● Your instructions
Every line below should be copied exactly; drop the pictures.

---

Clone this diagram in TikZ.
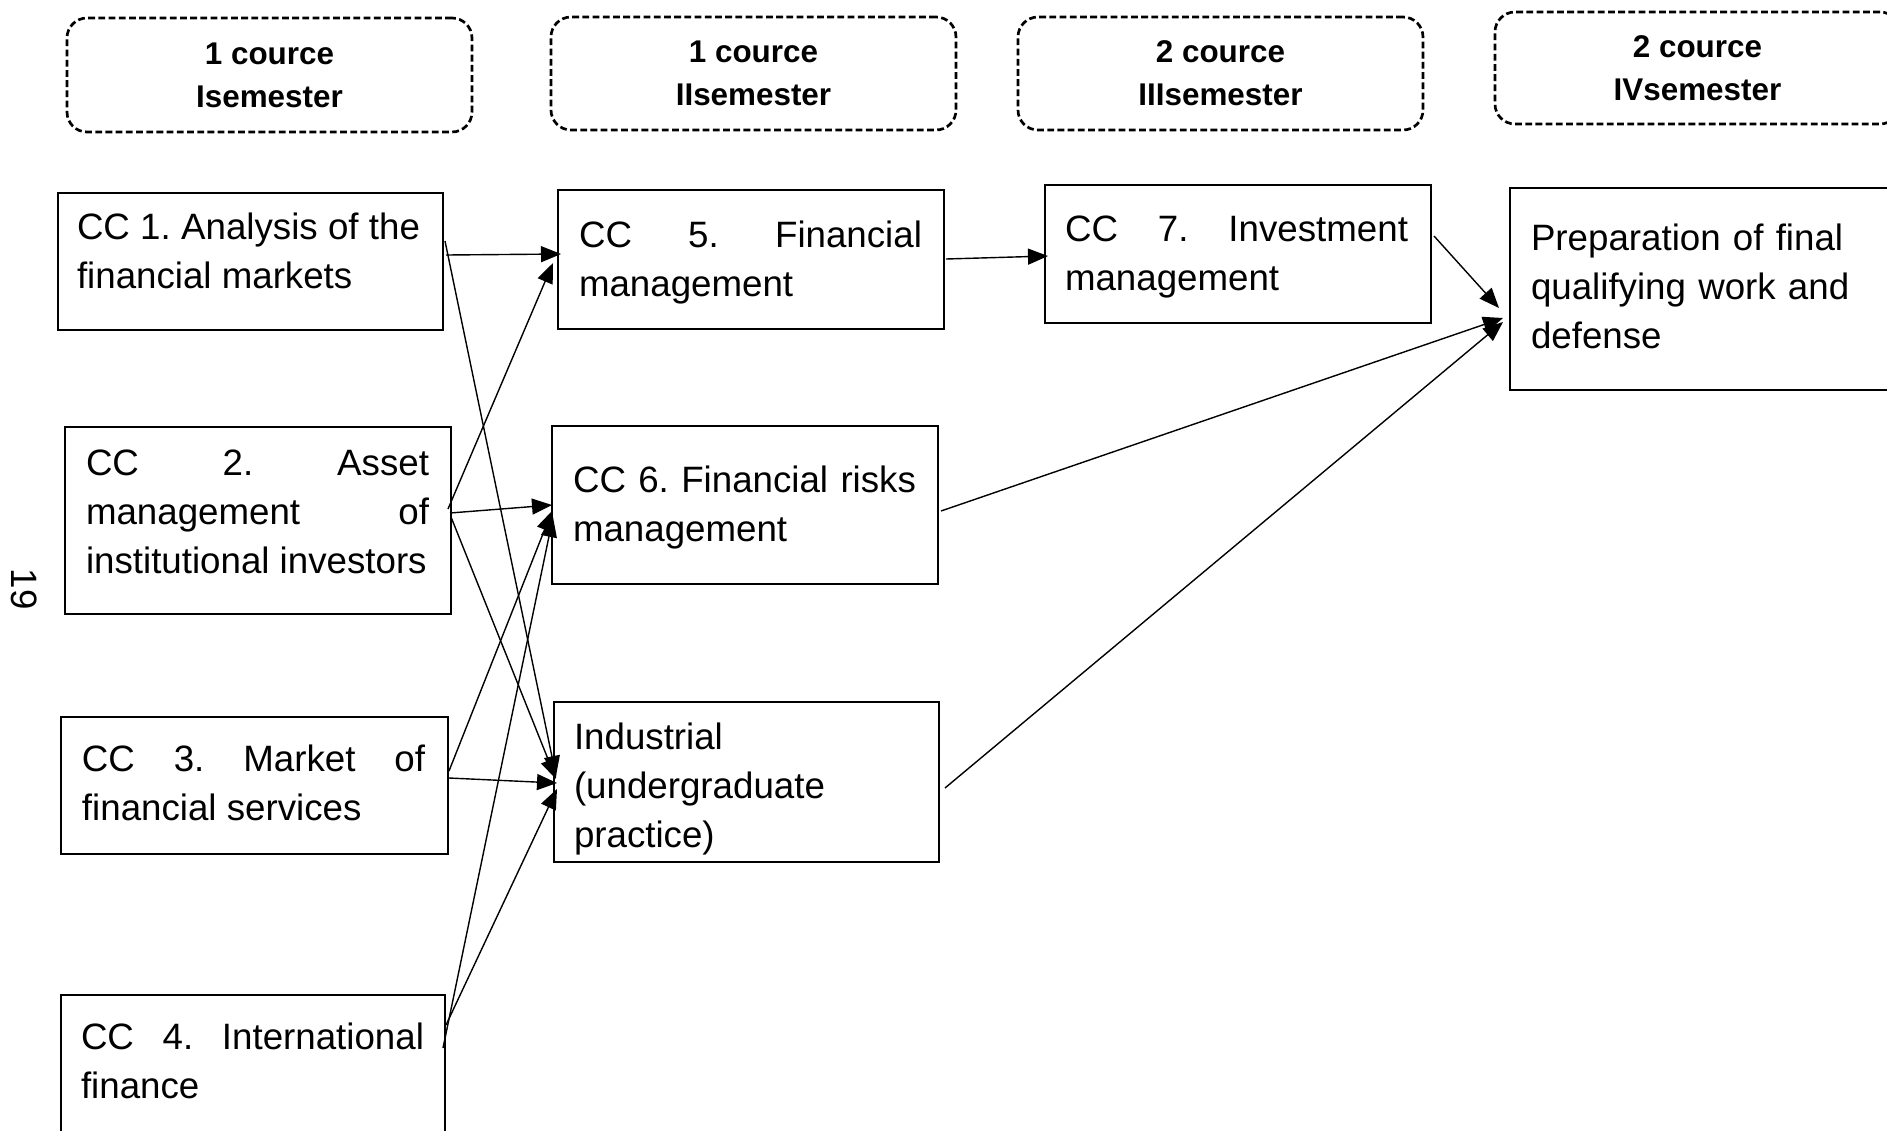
\documentclass[tikz,border=0pt]{standalone}
\usepackage{fontspec}
\setmainfont{Liberation Sans}
\usetikzlibrary{arrows.meta}
\frenchspacing
\newcommand\mybody{\fontsize{18.35pt}{24.5pt}\selectfont\frenchspacing\hyphenpenalty=10000 \tolerance=10000 }
\newcommand\myhead{\fontsize{15.7pt}{21.5pt}\selectfont\bfseries}
\newcommand\firstl{\rule{0pt}{15pt}}
\begin{document}
\begin{tikzpicture}[x=0.5pt,y=-0.5pt,
  box/.style={draw, line width=1.35pt, rectangle, inner sep=0pt, outer sep=0pt, anchor=north west},
  hdr/.style={draw, line width=1.35pt, dash pattern=on 3.4pt off 1.7pt, rounded corners=10pt,
              minimum width=202.5pt, inner sep=0pt, outer sep=0pt, align=center, font=\myhead},
  txt/.style={anchor=north west, inner sep=0pt, outer sep=0pt, text width=171.5pt, align=justify, font=\mybody},
  txtl/.style={txt, align=left},
  conn/.style={line width=0.7pt, -{Triangle[length=10pt,width=8pt]}}]
\useasboundingbox (0,0) rectangle (1887,1131);
\fill[white] (0,0) rectangle (1887,1131);
\clip (0,0) rectangle (1887,1131);

% headers
\node[hdr, minimum height=57pt] (h1) at (269.5,75) {1 cource\\Isemester};
\node[hdr, minimum height=56.5pt] (h2) at (753.5,73.5) {1 cource\\IIsemester};
\node[hdr, minimum height=56.5pt] (h3) at (1220.5,73.5) {2 cource\\IIIsemester};
\node[hdr, minimum height=56pt] (h4) at (1697.5,68) {2 cource\\IVsemester};

% page number
\node[font=\mybody, rotate=-90, inner sep=0pt] (pg) at (24,589) {19};

% boxes
\node[box, minimum width=192.5pt, minimum height=68.5pt] (cc1) at (58,193) {};
\node[box, minimum width=193pt, minimum height=93.5pt] (cc2) at (65,427) {};
\node[box, minimum width=193.5pt, minimum height=68.5pt] (cc3) at (61,717) {};
\node[box, minimum width=192pt, minimum height=80pt] (cc4) at (61,995) {};
\node[box, minimum width=193pt, minimum height=69.5pt] (cc5) at (558,190) {};
\node[box, minimum width=193pt, minimum height=79pt] (cc6) at (552,426) {};
\node[box, minimum width=192.5pt, minimum height=80pt] (ind) at (554,702) {};
\node[box, minimum width=193pt, minimum height=69pt] (cc7) at (1045,185) {};
\node[box, minimum width=200pt, minimum height=101pt] (prep) at (1510,188) {};

% texts
\node[txt] (t1) at ([shift={(19,16)}]cc1.north west) {\firstl CC 1. Analysis of the\linebreak financial markets};
\node[txt] (t2) at ([shift={(21,18)}]cc2.north west) {\firstl CC 2. Asset\linebreak management of\linebreak institutional investors};
\node[txt] (t3) at ([shift={(21,24)}]cc3.north west) {\firstl CC 3. Market of\linebreak financial services};
\node[txt] (t4) at ([shift={(20,24)}]cc4.north west) {\firstl CC 4. International\linebreak finance};
\node[txt] (t5) at ([shift={(21,27)}]cc5.north west) {\firstl CC 5. Financial\linebreak management};
\node[txt] (t6) at ([shift={(21,36)}]cc6.north west) {\firstl CC 6. Financial risks\linebreak management};
\node[txtl] (t7) at ([shift={(20,17)}]ind.north west) {\firstl Industrial\\(undergraduate\\practice)};
\node[txt] (t8) at ([shift={(20,26)}]cc7.north west) {\firstl CC 7. Investment\linebreak management};
\node[txtl] (t9) at ([shift={(21,32)}]prep.north west) {\firstl Preparation of final\\qualifying work and\\defense};

% connectors
\draw[conn] ([shift={(3,62)}]cc1.north east) -- ([shift={(3,64)}]cc5.north west);
\draw[conn] ([shift={(2,48)}]cc1.north east) -- ([shift={(2,74)}]ind.north west);
\draw[conn] ([shift={(-3,82)}]cc2.north east) -- ([shift={(-5,73)}]cc5.north west);
\draw[conn] ([shift={(-1,86)}]cc2.north east) -- ([shift={(0,79)}]cc6.north west);
\draw[conn] ([shift={(0,90)}]cc2.north east) -- ([shift={(2,77)}]ind.north west);
\draw[conn] ([shift={(1,54)}]cc3.north east) -- ([shift={(0,85)}]cc6.north west);
\draw[conn] ([shift={(1,61)}]cc3.north east) -- ([shift={(3,81)}]ind.north west);
\draw[conn] ([shift={(-2,53)}]cc4.north east) -- ([shift={(1,91)}]cc6.north west);
\draw[conn] ([shift={(1,30)}]cc4.north east) -- ([shift={(3,87)}]ind.north west);
\draw[conn] ([shift={(2,69)}]cc5.north east) -- ([shift={(3,71)}]cc7.north west);
\draw[conn] ([shift={(3,51)}]cc7.north east) -- ([shift={(-11,120)}]prep.north west);
\draw[conn] ([shift={(3,85)}]cc6.north east) -- ([shift={(-7,130)}]prep.north west);
\draw[conn] ([shift={(6,86)}]ind.north east) -- ([shift={(-7,134)}]prep.north west);
\end{tikzpicture}
\end{document}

---

● Result for this exercise
Clone this diagram in TikZ.
\documentclass[tikz,border=0pt]{standalone}
\usepackage{fontspec}
\setmainfont{Liberation Sans}
\usetikzlibrary{arrows.meta}
\frenchspacing
\newcommand\mybody{\fontsize{18.35pt}{24.5pt}\selectfont\frenchspacing\hyphenpenalty=10000 \tolerance=10000 }
\newcommand\myhead{\fontsize{15.7pt}{21.5pt}\selectfont\bfseries}
\newcommand\firstl{\rule{0pt}{15pt}}
\begin{document}
\begin{tikzpicture}[x=0.5pt,y=-0.5pt,
  box/.style={draw, line width=1.35pt, rectangle, inner sep=0pt, outer sep=0pt, anchor=north west},
  hdr/.style={draw, line width=1.35pt, dash pattern=on 3.4pt off 1.7pt, rounded corners=10pt,
              minimum width=202.5pt, inner sep=0pt, outer sep=0pt, align=center, font=\myhead},
  txt/.style={anchor=north west, inner sep=0pt, outer sep=0pt, text width=171.5pt, align=justify, font=\mybody},
  txtl/.style={txt, align=left},
  conn/.style={line width=0.7pt, -{Triangle[length=10pt,width=8pt]}}]
\useasboundingbox (0,0) rectangle (1887,1131);
\fill[white] (0,0) rectangle (1887,1131);
\clip (0,0) rectangle (1887,1131);

% headers
\node[hdr, minimum height=57pt] (h1) at (269.5,75) {1 cource\\Isemester};
\node[hdr, minimum height=56.5pt] (h2) at (753.5,73.5) {1 cource\\IIsemester};
\node[hdr, minimum height=56.5pt] (h3) at (1220.5,73.5) {2 cource\\IIIsemester};
\node[hdr, minimum height=56pt] (h4) at (1697.5,68) {2 cource\\IVsemester};

% page number
\node[font=\mybody, rotate=-90, inner sep=0pt] (pg) at (24,589) {19};

% boxes
\node[box, minimum width=192.5pt, minimum height=68.5pt] (cc1) at (58,193) {};
\node[box, minimum width=193pt, minimum height=93.5pt] (cc2) at (65,427) {};
\node[box, minimum width=193.5pt, minimum height=68.5pt] (cc3) at (61,717) {};
\node[box, minimum width=192pt, minimum height=80pt] (cc4) at (61,995) {};
\node[box, minimum width=193pt, minimum height=69.5pt] (cc5) at (558,190) {};
\node[box, minimum width=193pt, minimum height=79pt] (cc6) at (552,426) {};
\node[box, minimum width=192.5pt, minimum height=80pt] (ind) at (554,702) {};
\node[box, minimum width=193pt, minimum height=69pt] (cc7) at (1045,185) {};
\node[box, minimum width=200pt, minimum height=101pt] (prep) at (1510,188) {};

% texts
\node[txt] (t1) at ([shift={(19,16)}]cc1.north west) {\firstl CC 1. Analysis of the\linebreak financial markets};
\node[txt] (t2) at ([shift={(21,18)}]cc2.north west) {\firstl CC 2. Asset\linebreak management of\linebreak institutional investors};
\node[txt] (t3) at ([shift={(21,24)}]cc3.north west) {\firstl CC 3. Market of\linebreak financial services};
\node[txt] (t4) at ([shift={(20,24)}]cc4.north west) {\firstl CC 4. International\linebreak finance};
\node[txt] (t5) at ([shift={(21,27)}]cc5.north west) {\firstl CC 5. Financial\linebreak management};
\node[txt] (t6) at ([shift={(21,36)}]cc6.north west) {\firstl CC 6. Financial risks\linebreak management};
\node[txtl] (t7) at ([shift={(20,17)}]ind.north west) {\firstl Industrial\\(undergraduate\\practice)};
\node[txt] (t8) at ([shift={(20,26)}]cc7.north west) {\firstl CC 7. Investment\linebreak management};
\node[txtl] (t9) at ([shift={(21,32)}]prep.north west) {\firstl Preparation of final\\qualifying work and\\defense};

% connectors
\draw[conn] ([shift={(3,62)}]cc1.north east) -- ([shift={(3,64)}]cc5.north west);
\draw[conn] ([shift={(2,48)}]cc1.north east) -- ([shift={(2,74)}]ind.north west);
\draw[conn] ([shift={(-3,82)}]cc2.north east) -- ([shift={(-5,73)}]cc5.north west);
\draw[conn] ([shift={(-1,86)}]cc2.north east) -- ([shift={(0,79)}]cc6.north west);
\draw[conn] ([shift={(0,90)}]cc2.north east) -- ([shift={(2,77)}]ind.north west);
\draw[conn] ([shift={(1,54)}]cc3.north east) -- ([shift={(0,85)}]cc6.north west);
\draw[conn] ([shift={(1,61)}]cc3.north east) -- ([shift={(3,81)}]ind.north west);
\draw[conn] ([shift={(-2,53)}]cc4.north east) -- ([shift={(1,91)}]cc6.north west);
\draw[conn] ([shift={(1,30)}]cc4.north east) -- ([shift={(3,87)}]ind.north west);
\draw[conn] ([shift={(2,69)}]cc5.north east) -- ([shift={(3,71)}]cc7.north west);
\draw[conn] ([shift={(3,51)}]cc7.north east) -- ([shift={(-11,120)}]prep.north west);
\draw[conn] ([shift={(3,85)}]cc6.north east) -- ([shift={(-7,130)}]prep.north west);
\draw[conn] ([shift={(6,86)}]ind.north east) -- ([shift={(-7,134)}]prep.north west);
\end{tikzpicture}
\end{document}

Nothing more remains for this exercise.